I was also able to build SciPy successfully against OpenBLAS and tested using hessenberg function. Looks like all but one or two tests pass but this seems normal for every SciPy build I've ever encountered :P
For reference, here is a related post from sklearn: https://github.com/scikit-learn/scikit-learn/pull/766
@npinto Fortunately in the end I was able to use the Ubuntu packages for NumPy/SciPy without needing to rebuild them with the NO_ATLAS_INFO magic so I don't think that post is a problem here (although I had to use that magic when building OpenBLAS/NumPy in a virtualenv on Gentoo). I simply rebuilt Ubuntu's OpenBLAS package and updated the blas implementation to point to OpenBLAS via update-alternatives.
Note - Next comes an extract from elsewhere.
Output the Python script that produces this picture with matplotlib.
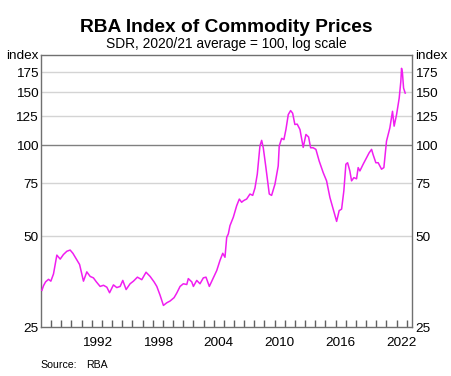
import numpy as np
import matplotlib.pyplot as plt
from matplotlib.ticker import FixedLocator, NullLocator

plt.rcParams['font.family'] = ['Liberation Sans', 'DejaVu Sans']

# decimal year and index level
years = [1987.09, 1987.25, 1987.45, 1987.74, 1987.97, 1988.23, 1988.56, 1988.89,
         1989.21, 1989.55, 1989.87, 1990.14, 1990.53, 1990.80, 1991.18, 1991.51,
         1991.84, 1992.16, 1992.45, 1992.82, 1993.15, 1993.48, 1993.75, 1994.13,
         1994.46, 1994.79, 1995.05, 1995.38, 1995.77, 1996.10, 1996.49, 1996.92,
         1997.34, 1997.74, 1998.13, 1998.40, 1998.72, 1999.05, 1999.38, 1999.70,
         2000.10, 2000.36, 2000.69, 2001.01, 2001.35, 2001.50, 2001.84, 2002.00,
         2002.33, 2002.65, 2002.98, 2003.24, 2003.57, 2003.96, 2004.30, 2004.62,
         2004.89, 2005.11, 2005.28, 2005.44, 2005.60, 2005.93, 2006.26, 2006.52,
         2006.75, 2006.91, 2007.08, 2007.24, 2007.57, 2007.84, 2008.06, 2008.29,
         2008.55, 2008.72, 2008.88, 2009.14, 2009.47, 2009.70, 2010.03, 2010.35,
         2010.45, 2010.69, 2010.91, 2011.11, 2011.34, 2011.57, 2011.77, 2011.99,
         2012.22, 2012.49, 2012.81, 2013.08, 2013.34, 2013.54, 2013.79, 2014.06,
         2014.38, 2014.78, 2015.11, 2015.44, 2015.76, 2016.10, 2016.35, 2016.59,
         2016.81, 2017.01, 2017.18, 2017.40, 2017.57, 2017.80, 2018.06, 2018.22,
         2018.39, 2018.71, 2019.05, 2019.30, 2019.54, 2019.69, 2019.96, 2020.19,
         2020.52, 2020.75, 2021.01, 2021.34, 2021.60, 2021.76, 2022.00, 2022.26,
         2022.42, 2022.49, 2022.58, 2022.69, 2022.85]
index = [33.1, 34.3, 35.3, 36.0, 35.5, 37.5, 43.3, 42.0,
         43.5, 44.6, 45.0, 43.9, 41.7, 40.3, 35.5, 38.1,
         36.8, 36.4, 35.3, 34.1, 34.4, 33.9, 32.5, 34.5,
         33.8, 34.1, 35.7, 33.3, 34.8, 35.5, 36.6, 35.9,
         38.0, 36.8, 35.3, 34.1, 31.9, 29.5, 30.1, 30.5,
         31.3, 32.4, 34.1, 34.8, 34.6, 36.2, 35.3, 34.1,
         35.7, 34.8, 36.4, 36.6, 34.1, 36.4, 38.5, 41.6,
         43.9, 42.6, 49.6, 50.9, 54.2, 57.8, 63.1, 66.4,
         64.8, 65.5, 66.0, 66.4, 69.0, 68.3, 72.2, 80.3,
         99.5, 103.9, 98.2, 84.4, 69.0, 68.3, 74.4, 85.5,
         99.5, 105.5, 104.5, 112.9, 126.5, 130.4, 127.8, 117.3,
         117.6, 112.9, 98.5, 108.7, 106.6, 98.2, 98.2, 97.0,
         88.8, 81.2, 76.3, 67.2, 61.5, 56.0, 60.8, 61.5,
         70.7, 86.6, 87.6, 82.3, 76.3, 78.2, 77.5, 84.4,
         82.3, 86.6, 91.0, 94.5, 97.0, 93.2, 87.6, 87.6,
         83.4, 84.4, 103.3, 114.3, 129.7, 115.8, 126.5, 143.5,
         163.0, 180.0, 173.5, 154.8, 149.0]

ytick_vals = [25, 50, 75, 100, 125, 150, 175, 200]
ytick_labels = ['25', '50', '75', '100', '125', '150', '175', 'index']
year_labels = [1992, 1998, 2004, 2010, 2016, 2022]

fig = plt.figure(figsize=(4.52, 3.76), dpi=100)
ax = fig.add_axes([0.0907, 0.130, 0.8215, 0.725])

for v in [50, 75, 125, 150, 175]:
    ax.axhline(v, color='#d4d4d4', lw=1, zorder=1)
ax.axhline(100, color='#808080', lw=1, zorder=1)

ax.plot(years, index, color='#f01ef0', lw=1.1, zorder=3)

ax.set_yscale('log')
ax.set_ylim(25, 200)
ax.yaxis.set_major_locator(FixedLocator(ytick_vals))
ax.yaxis.set_minor_locator(NullLocator())
ax.set_yticklabels(ytick_labels)
ax.tick_params(axis='y', which='major', length=0, pad=2, labelsize=9.7,
               labelleft=True, labelright=True)

ax.set_xlim(1987.0, 2023.55)
ax.xaxis.set_major_locator(FixedLocator(list(range(1988, 2024))))
ax.xaxis.set_minor_locator(FixedLocator([y + 0.5 for y in year_labels]))
ax.set_xticklabels([str(y) for y in year_labels], minor=True)
ax.tick_params(axis='x', which='major', direction='in', length=5, width=1,
               color='#606060', labelbottom=False)
ax.tick_params(axis='x', which='minor', length=0, pad=7, labelsize=9.7)

for s in ax.spines.values():
    s.set_color('#707070')
    s.set_linewidth(1)

fig.text(0.5, 0.9157, 'RBA Index of Commodity Prices', ha='center',
         va='baseline', fontsize=13.75, fontweight='bold')
fig.text(0.5, 0.8715, 'SDR, 2020/21 average = 100, log scale', ha='center',
         va='baseline', fontsize=9.9)
fig.text(0.0885, 0.0205, 'Source:', fontsize=7.6, va='baseline')
fig.text(0.19, 0.0205, 'RBA', fontsize=7.6, va='baseline')

fig.savefig('out.png', dpi=100)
The details are here (see main()):
https://github.com/jtriley/StarCluster/blob/ubuntu-12.04-sc-ami-builder/utils/scimage.py
Do you see any issues? (btw still need to automate the update-alternatives commands in scimage.py)
OpenBLAS is now included in the latest 12.04 StarCluster AMIs and replaces ATLAS. See:
$ starcluster listpublic
I just learned that goto have been released under BSD[1]. It is faster then ATLAS in many case[2]
So if you have time you could replace ATLAS for it.
[1]http://www.tacc.utexas.edu/tacc-projects/gotoblas2/ [2]http://dirk.eddelbuettel.com/blog/2010/09/15/#gcbd_0.2.2
p.s. I don't use starcluster for now, but when I have time, I will look more into it. So this is not a real feature request, but more a suggestion.